===== Given information

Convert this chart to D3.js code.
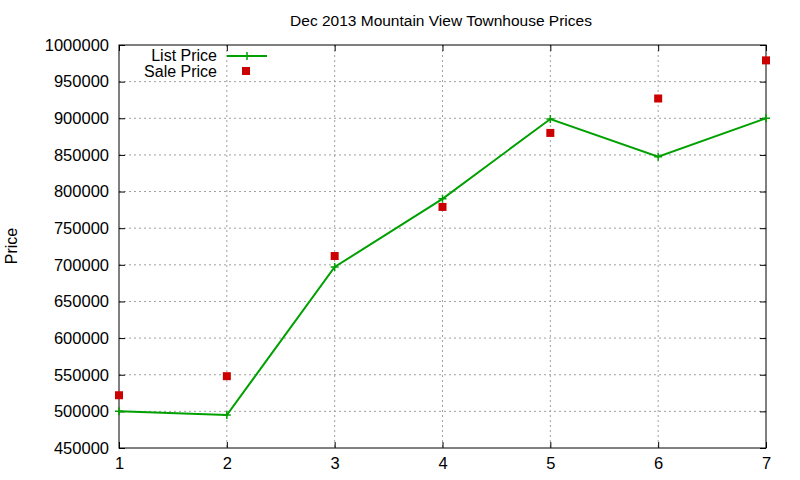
<!DOCTYPE html>
<html><head><meta charset="utf-8">
<script src="https://d3js.org/d3.v7.min.js"></script>
<style>body{margin:0;background:#fff}svg{display:block}text{font-family:"Liberation Sans",Arial,sans-serif}</style>
</head><body><svg id="c" width="800" height="480"></svg>
<script>
const xs=[1,2,3,4,5,6,7];
const listPrice=[500000,495000,697000,790000,899000,847500,900000];
const salePrice=[522000,548000,712000,779000,880000,927000,979000];
const yTicks=[450000,500000,550000,600000,650000,700000,750000,800000,850000,900000,950000,1000000];
const svg=d3.select("#c");
const L=119,R=766,T=45,B=448;
const x=d3.scaleLinear().domain([1,7]).range([L,R]);
const y=d3.scaleLinear().domain([450000,1000000]).range([B,T]);
const g=svg.append("g");
g.selectAll(".gx").data(xs.slice(1,-1)).enter().append("line").attr("x1",d=>x(d)).attr("x2",d=>x(d)).attr("y1",T).attr("y2",B).attr("stroke","#a0a0a0").attr("stroke-dasharray","2,3");
g.selectAll(".gy").data(yTicks.slice(1,-1)).enter().append("line").attr("x1",L).attr("x2",R).attr("y1",d=>y(d)).attr("y2",d=>y(d)).attr("stroke","#a0a0a0").attr("stroke-dasharray","2,3");
const ax=g.append("g").attr("transform",`translate(0,${B})`).call(d3.axisBottom(x).tickValues(xs).tickSize(-6).tickPadding(9).tickFormat(d3.format("d")));
const ax2=g.append("g").attr("transform",`translate(0,${T})`).call(d3.axisTop(x).tickValues(xs).tickSize(-6).tickFormat(""));
const ay=g.append("g").attr("transform",`translate(${L},0)`).call(d3.axisLeft(y).tickValues(yTicks).tickSize(-6).tickPadding(10).tickFormat(d3.format("d")));
const ay2=g.append("g").attr("transform",`translate(${R},0)`).call(d3.axisRight(y).tickValues(yTicks).tickSize(-6).tickFormat(""));
[ax,ax2,ay,ay2].forEach(a=>{a.select(".domain").remove();a.selectAll("line").attr("stroke","#000");a.selectAll("text").attr("font-size",16.5).attr("fill","#000").style("font-family","Liberation Sans, Arial, sans-serif");});
g.append("rect").attr("x",L).attr("y",T).attr("width",R-L).attr("height",B-T).attr("fill","none").attr("stroke","#000");
const col="#00a000";
g.append("path").datum(xs.map((d,i)=>[d,listPrice[i]])).attr("d",d3.line().x(d=>x(d[0])).y(d=>y(d[1]))).attr("fill","none").attr("stroke",col).attr("stroke-width",2);
const plus=(sel,cx,cy)=>{sel.append("path").attr("d",`M${cx-4},${cy}H${cx+4}M${cx},${cy-4}V${cy+4}`).attr("stroke",col).attr("stroke-width",1.5);};
xs.forEach((d,i)=>plus(g,x(d),y(listPrice[i])));
g.selectAll(".s").data(xs).enter().append("rect").attr("x",(d)=>x(d)-4).attr("y",(d,i)=>y(salePrice[i])-4).attr("width",8).attr("height",8).attr("fill","#cc0000");
g.append("text").attr("x",217).attr("y",61).attr("text-anchor","end").attr("font-size",16).text("List Price");
g.append("line").attr("x1",227).attr("x2",267).attr("y1",56).attr("y2",56).attr("stroke",col).attr("stroke-width",2);
plus(g,247,56);
g.append("text").attr("x",217).attr("y",77).attr("text-anchor","end").attr("font-size",16).text("Sale Price");
g.append("rect").attr("x",242).attr("y",67).attr("width",8).attr("height",8).attr("fill","#cc0000");
svg.append("text").attr("x",441).attr("y",26).attr("text-anchor","middle").attr("font-size",15.5).text("Dec 2013 Mountain View Townhouse Prices");
svg.append("text").attr("transform","translate(17,246) rotate(-90)").attr("text-anchor","middle").attr("font-size",16).text("Price");
</script></body></html>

==========

*Task to carry out*:
Copy out each line word for word, please, skipping the images.

*Result of this exercise*:
Convert this chart to D3.js code.
<!DOCTYPE html>
<html><head><meta charset="utf-8">
<script src="https://d3js.org/d3.v7.min.js"></script>
<style>body{margin:0;background:#fff}svg{display:block}text{font-family:"Liberation Sans",Arial,sans-serif}</style>
</head><body><svg id="c" width="800" height="480"></svg>
<script>
const xs=[1,2,3,4,5,6,7];
const listPrice=[500000,495000,697000,790000,899000,847500,900000];
const salePrice=[522000,548000,712000,779000,880000,927000,979000];
const yTicks=[450000,500000,550000,600000,650000,700000,750000,800000,850000,900000,950000,1000000];
const svg=d3.select("#c");
const L=119,R=766,T=45,B=448;
const x=d3.scaleLinear().domain([1,7]).range([L,R]);
const y=d3.scaleLinear().domain([450000,1000000]).range([B,T]);
const g=svg.append("g");
g.selectAll(".gx").data(xs.slice(1,-1)).enter().append("line").attr("x1",d=>x(d)).attr("x2",d=>x(d)).attr("y1",T).attr("y2",B).attr("stroke","#a0a0a0").attr("stroke-dasharray","2,3");
g.selectAll(".gy").data(yTicks.slice(1,-1)).enter().append("line").attr("x1",L).attr("x2",R).attr("y1",d=>y(d)).attr("y2",d=>y(d)).attr("stroke","#a0a0a0").attr("stroke-dasharray","2,3");
const ax=g.append("g").attr("transform",`translate(0,${B})`).call(d3.axisBottom(x).tickValues(xs).tickSize(-6).tickPadding(9).tickFormat(d3.format("d")));
const ax2=g.append("g").attr("transform",`translate(0,${T})`).call(d3.axisTop(x).tickValues(xs).tickSize(-6).tickFormat(""));
const ay=g.append("g").attr("transform",`translate(${L},0)`).call(d3.axisLeft(y).tickValues(yTicks).tickSize(-6).tickPadding(10).tickFormat(d3.format("d")));
const ay2=g.append("g").attr("transform",`translate(${R},0)`).call(d3.axisRight(y).tickValues(yTicks).tickSize(-6).tickFormat(""));
[ax,ax2,ay,ay2].forEach(a=>{a.select(".domain").remove();a.selectAll("line").attr("stroke","#000");a.selectAll("text").attr("font-size",16.5).attr("fill","#000").style("font-family","Liberation Sans, Arial, sans-serif");});
g.append("rect").attr("x",L).attr("y",T).attr("width",R-L).attr("height",B-T).attr("fill","none").attr("stroke","#000");
const col="#00a000";
g.append("path").datum(xs.map((d,i)=>[d,listPrice[i]])).attr("d",d3.line().x(d=>x(d[0])).y(d=>y(d[1]))).attr("fill","none").attr("stroke",col).attr("stroke-width",2);
const plus=(sel,cx,cy)=>{sel.append("path").attr("d",`M${cx-4},${cy}H${cx+4}M${cx},${cy-4}V${cy+4}`).attr("stroke",col).attr("stroke-width",1.5);};
xs.forEach((d,i)=>plus(g,x(d),y(listPrice[i])));
g.selectAll(".s").data(xs).enter().append("rect").attr("x",(d)=>x(d)-4).attr("y",(d,i)=>y(salePrice[i])-4).attr("width",8).attr("height",8).attr("fill","#cc0000");
g.append("text").attr("x",217).attr("y",61).attr("text-anchor","end").attr("font-size",16).text("List Price");
g.append("line").attr("x1",227).attr("x2",267).attr("y1",56).attr("y2",56).attr("stroke",col).attr("stroke-width",2);
plus(g,247,56);
g.append("text").attr("x",217).attr("y",77).attr("text-anchor","end").attr("font-size",16).text("Sale Price");
g.append("rect").attr("x",242).attr("y",67).attr("width",8).attr("height",8).attr("fill","#cc0000");
svg.append("text").attr("x",441).attr("y",26).attr("text-anchor","middle").attr("font-size",15.5).text("Dec 2013 Mountain View Townhouse Prices");
svg.append("text").attr("transform","translate(17,246) rotate(-90)").attr("text-anchor","middle").attr("font-size",16).text("Price");
</script></body></html>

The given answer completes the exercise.